Another tradeoff is between broad platform consolidation and composable integration. Some retailers benefit from a unified cloud ERP suite with embedded retail and finance processes. Others need a composable architecture where ERP remains the system of record while specialized commerce, warehouse, or reverse logistics platforms integrate through orchestration layers. The decision should be based on process complexity, existing technology maturity, integration capability, and target operating model.
Leaders should also be realistic about data readiness. Returns and reconciliation modernization often fails because item masters, location hierarchies, reason codes, and inventory status definitions are inconsistent. ERP transformation should therefore include master data governance, process harmonization, and reporting redesign, not just software deployment.
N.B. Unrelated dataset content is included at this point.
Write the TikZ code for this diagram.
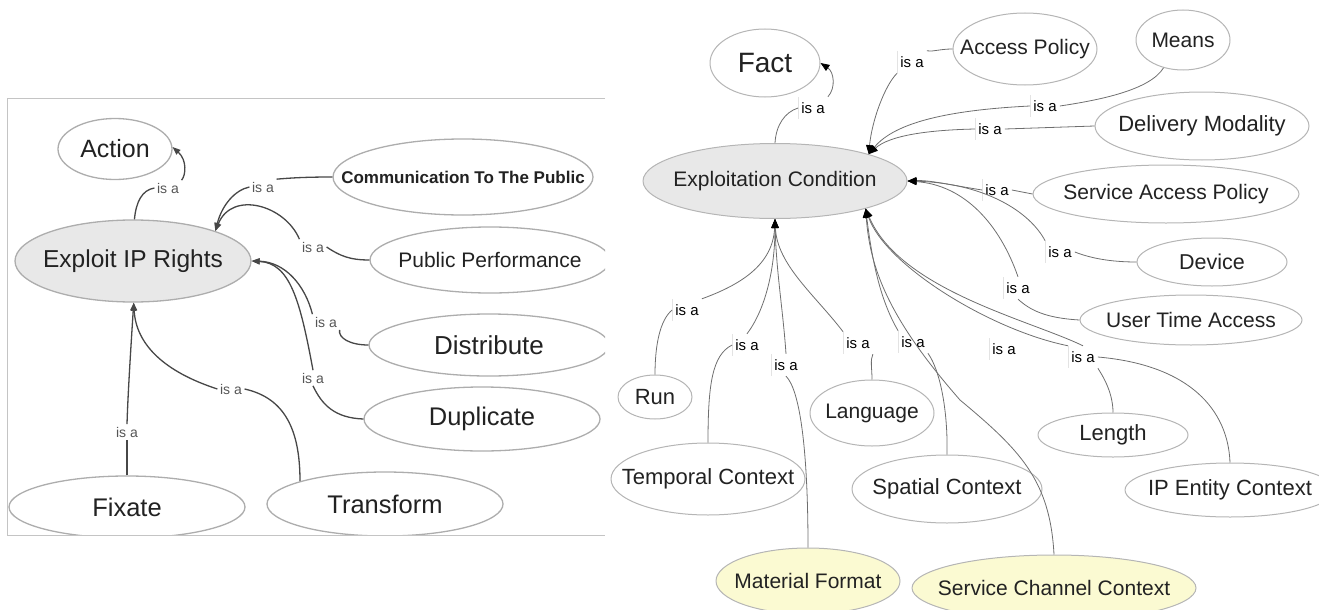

Executive recommendations for improving returns management and inventory reconciliation
First, treat returns and reconciliation as enterprise workflow architecture, not isolated operational tasks. This reframes the initiative around cross-functional coordination, governance, and visibility. Second, modernize toward cloud ERP capabilities that support event-driven integration, configurable workflows, and operational analytics. Third, prioritize a common inventory truth model so every channel and function interprets stock status consistently.
Fourth, automate the repetitive parts of reconciliation while reserving human review for policy exceptions, fraud indicators, and high-value decisions. Fifth, use AI where it improves exception management and root-cause insight, not where it introduces opaque control risk. Finally, measure success beyond refund speed. Executive KPIs should include reconciliation cycle time, inventory variance reduction, recovery value on returned goods, return fraud detection, close accuracy, and cross-channel stock visibility.
Retail ERP systems that improve returns management and inventory reconciliation create more than process efficiency. They establish a resilient digital operations backbone that connects customer experience, inventory integrity, financial control, and enterprise scalability. For retailers facing margin pressure, omnichannel complexity, and rising return volumes, that operating architecture is becoming a competitive requirement rather than a systems upgrade.